Peter Fischli David Weiss, Should I paint a pirate ship on my car with an armed figure on it holding a decapitated head by the hair? (detail), installation view, Sprüth Magers, London, 2020. Courtesy Sprüth Magers. Photo: Stephen White.
There is love in the collection of these images, but it is a love bound up with an urge for control: the grid, the typology, the classification. This rage for order is not so much left in tension with these images, nor the technique of surveillance simply juxtaposed with the riotous of the carnivalesque. Rather the urge for control and the labour it requires deflates into futility, collapsing and mocking its own urge for total domination. As if this collection could ever be complete; as if its production would ever be as enjoyable as a trip to the fair.

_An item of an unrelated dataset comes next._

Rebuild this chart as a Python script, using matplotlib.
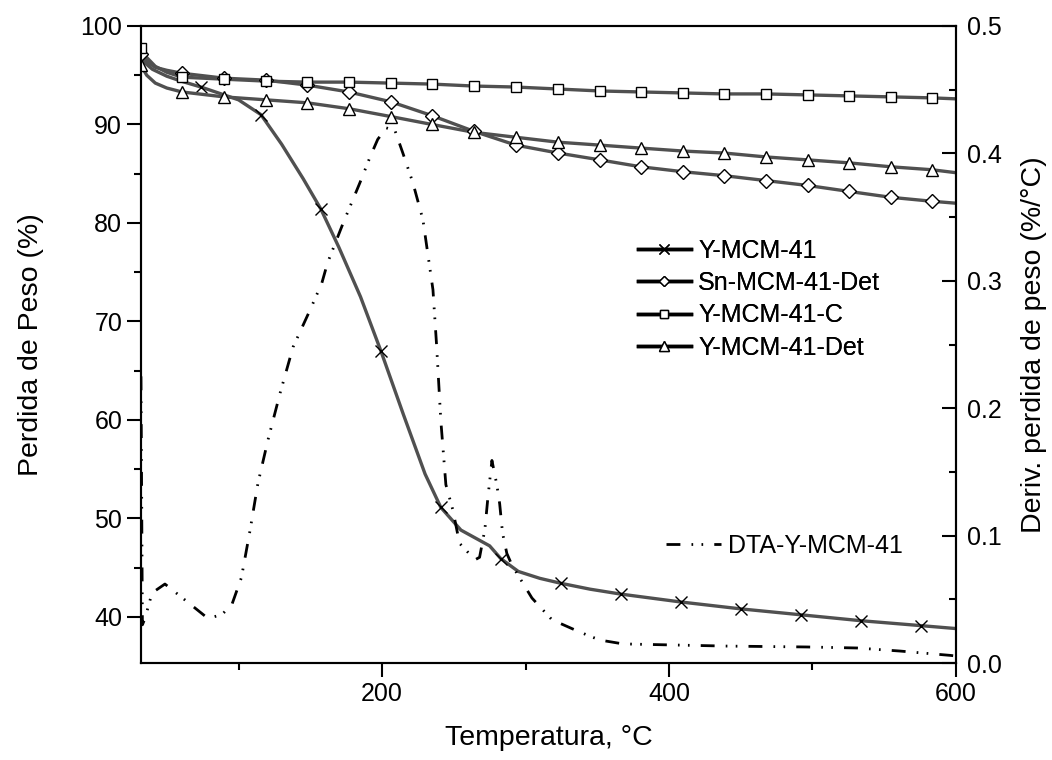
import matplotlib
matplotlib.use("Agg")
import matplotlib.pyplot as plt
from matplotlib.lines import Line2D
from matplotlib.ticker import MultipleLocator

plt.rcParams['font.family'] = ['Liberation Sans', 'DejaVu Sans']

# --- data (temperature in °C) ---
# Y-MCM-41, weight curve and its x markers
y41_t = [32, 40, 50, 60, 73.8, 90, 100, 115.6, 130, 145, 157.4, 170, 185, 199.2,
         215, 230, 241, 255, 270, 275, 282.8, 295, 310, 324.6, 345, 366.4, 408.2,
         450, 491.8, 533.6, 575.4, 600]
y41_w = [96.6, 95.6, 94.9, 94.4, 93.8, 93.0, 92.5, 91.0, 88.0, 84.5, 81.4, 77.5,
         72.5, 67.0, 60.5, 54.5, 51.1, 48.8, 47.6, 47.2, 45.9, 44.6, 43.9, 43.4,
         42.8, 42.3, 41.5, 40.8, 40.2, 39.6, 39.1, 38.8]
y41_mt = [73.8, 115.6, 157.4, 199.2, 241, 282.8, 324.6, 366.4, 408.2, 450, 491.8, 533.6, 575.4]
y41_mw = [93.8, 91.0, 81.4, 67.0, 51.1, 45.9, 43.4, 42.3, 41.5, 40.8, 40.2, 39.6, 39.1]

# the other three samples share marker temperatures
mk_t = [32, 60.6, 89.8, 119.1, 147.7, 176.9, 206.2, 234.8, 264.1, 293.3, 322.6,
        351.9, 380.4, 409.7, 438.3, 467.5, 496.8, 525.4, 554.6, 583.2]
sn_det = [97.2, 95.2, 94.7, 94.5, 94.0, 93.3, 92.3, 90.9, 89.3, 87.9, 87.1,
          86.4, 85.7, 85.2, 84.8, 84.3, 83.8, 83.2, 82.6, 82.2]
y41_c = [97.8, 94.8, 94.6, 94.4, 94.3, 94.3, 94.2, 94.1, 93.9, 93.8, 93.6,
         93.4, 93.3, 93.2, 93.1, 93.1, 93.0, 92.9, 92.8, 92.7]
y41_det = [96.0, 93.3, 92.8, 92.5, 92.2, 91.6, 90.8, 90.0, 89.2, 88.7, 88.2,
           87.9, 87.6, 87.3, 87.1, 86.7, 86.4, 86.1, 85.7, 85.4]
# early part of the curves (before first marker) and end value at 600 °C
early_t = [36, 42, 50]
sn_early = [96.4, 95.8, 95.5]
c_early = [96.8, 95.9, 95.3]
det_early = [95.0, 94.2, 93.7]
end_t = 600
sn_end, c_end, det_end = 82.0, 92.6, 85.1

# DTA-Y-MCM-41 (right axis, %/°C)
dta_t = [32, 33, 34.8, 39.7, 48.7, 61, 78.7, 88.4, 95.4, 102, 108, 113.5, 120.5,
         129, 138, 149.8, 158, 162, 172.8, 184.6, 191.6, 197, 203, 209, 214.6,
         221.5, 228.5, 235.5, 238, 241, 244.5, 249.4, 254, 264.8, 268, 271.7,
         273.8, 276.6, 280, 282, 284, 287, 290.5, 298, 304.5, 318.4, 334.4, 345,
         352, 368, 409.7, 440, 496, 531, 561, 596, 600]
dta_v = [0.225, 0.030, 0.035, 0.055, 0.062, 0.051, 0.035, 0.038, 0.046, 0.067,
         0.104, 0.141, 0.175, 0.212, 0.248, 0.277, 0.298, 0.314, 0.345, 0.377,
         0.397, 0.411, 0.420, 0.418, 0.400, 0.377, 0.348, 0.293, 0.250, 0.190,
         0.140, 0.120, 0.094, 0.081, 0.083, 0.105, 0.130, 0.159, 0.140, 0.125,
         0.102, 0.086, 0.077, 0.063, 0.051, 0.034, 0.026, 0.021, 0.018, 0.015,
         0.014, 0.0133, 0.0126, 0.0118, 0.0094, 0.006, 0.0055]

gray = '#505050'
dta_ls = (0, (5, 4, 0.6, 3, 0.6, 4))

fig = plt.figure(figsize=(10.52, 7.6), dpi=100)
ax = fig.add_axes([0.134, 0.1276, 0.7747, 0.8382])
ax2 = ax.twinx()

ax.plot(y41_t, y41_w, color=gray, lw=2.4)
ax.plot(y41_mt, y41_mw, ls='none', marker='x', ms=9, mew=1.0, color='black')

def tga(vals, early, end, marker, ms):
    t = [mk_t[0]] + early_t + mk_t[1:] + [end_t]
    w = [vals[0]] + early + vals[1:] + [end]
    ax.plot(t, w, color=gray, lw=2.4, zorder=2)
    ax.plot(mk_t, vals, ls='none', marker=marker, ms=ms, mfc='white', mec='black', mew=1.0, zorder=3)

tga(sn_det, sn_early, sn_end, 'D', 7)
tga(y41_c, c_early, c_end, 's', 7)
tga(y41_det, det_early, det_end, '^', 9)

ax2.plot(dta_t, dta_v, color='black', lw=2.0, ls=dta_ls)

ax.set_xlim(32, 600)
ax.set_ylim(35.3, 100)
ax2.set_ylim(0, 0.5)

ax.xaxis.set_major_locator(MultipleLocator(200))
ax.xaxis.set_minor_locator(MultipleLocator(100))
ax.yaxis.set_major_locator(MultipleLocator(10))
ax.yaxis.set_minor_locator(MultipleLocator(5))
ax2.yaxis.set_major_locator(MultipleLocator(0.1))
ax2.yaxis.set_minor_locator(MultipleLocator(0.05))
ax2.yaxis.set_major_formatter(plt.FormatStrFormatter('%.1f'))

ax.tick_params(which='major', direction='out', length=10, width=1.5, labelsize=18)
ax.tick_params(which='minor', direction='out', length=5, width=1.5)
ax2.tick_params(which='major', direction='in', length=10, width=1.5, labelsize=18, pad=8)
ax2.tick_params(which='minor', direction='in', length=5, width=1.5)
for a in (ax, ax2):
    for s in a.spines.values():
        s.set_linewidth(1.5)

ax.set_xlabel('Temperatura, °C', fontsize=20.5, labelpad=14)
ax.set_ylabel('Perdida de Peso (%)', fontsize=20.5, labelpad=26)
ax2.set_ylabel('Deriv. perdida de peso (%/°C)', fontsize=20.5, labelpad=14)

handles = [Line2D([], [], color='black', lw=2.5, marker='x', ms=7, mew=1, mec='black'),
           Line2D([], [], color='black', lw=2.5, marker='D', ms=5.5, mfc='white', mec='black'),
           Line2D([], [], color='black', lw=2.5, marker='s', ms=5.5, mfc='white', mec='black'),
           Line2D([], [], color='black', lw=2.5, marker='^', ms=7, mfc='white', mec='black')]
labels = ['Y-MCM-41', 'Sn-MCM-41-Det', 'Y-MCM-41-C', 'Y-MCM-41-Det']
leg = ax.legend(handles, labels, loc='upper left', bbox_to_anchor=(638 / 1052, 1 - 239 / 760),
                bbox_transform=fig.transFigure, frameon=False, fontsize=18,
                handlelength=2.1, handletextpad=0.3, labelspacing=0.33, borderpad=0,
                borderaxespad=0)
ax.add_artist(leg)

dta_h = [Line2D([], [], color='black', lw=2.0, ls=dta_ls)]
ax2.legend(dta_h, ['DTA-Y-MCM-41'], loc='upper left', bbox_to_anchor=(666 / 1052, 1 - 534 / 760),
           bbox_transform=fig.transFigure, frameon=False, fontsize=18,
           handlelength=2.2, handletextpad=0.3, borderpad=0, borderaxespad=0)

fig.savefig('out.png', dpi=100)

Fischli and Weiss’s art may be a practice that can laugh at itself, but it is a melancholy laughter all the same. It is not just that these photographs, like the objects on the raft, seem like relics of a lost ordinary. As with all their photographic projects, in which they redisplay vernacular images to show “the visible world”, Fotografias presents us with a world made visible to analogue film. The infinite images of digital technology, images which themselves are data for algorithms of surveillance, seem beyond their practice of self-mocking love. It is a self-deprecation in the face of the ordinary that seems all the more charming for being less and less possible.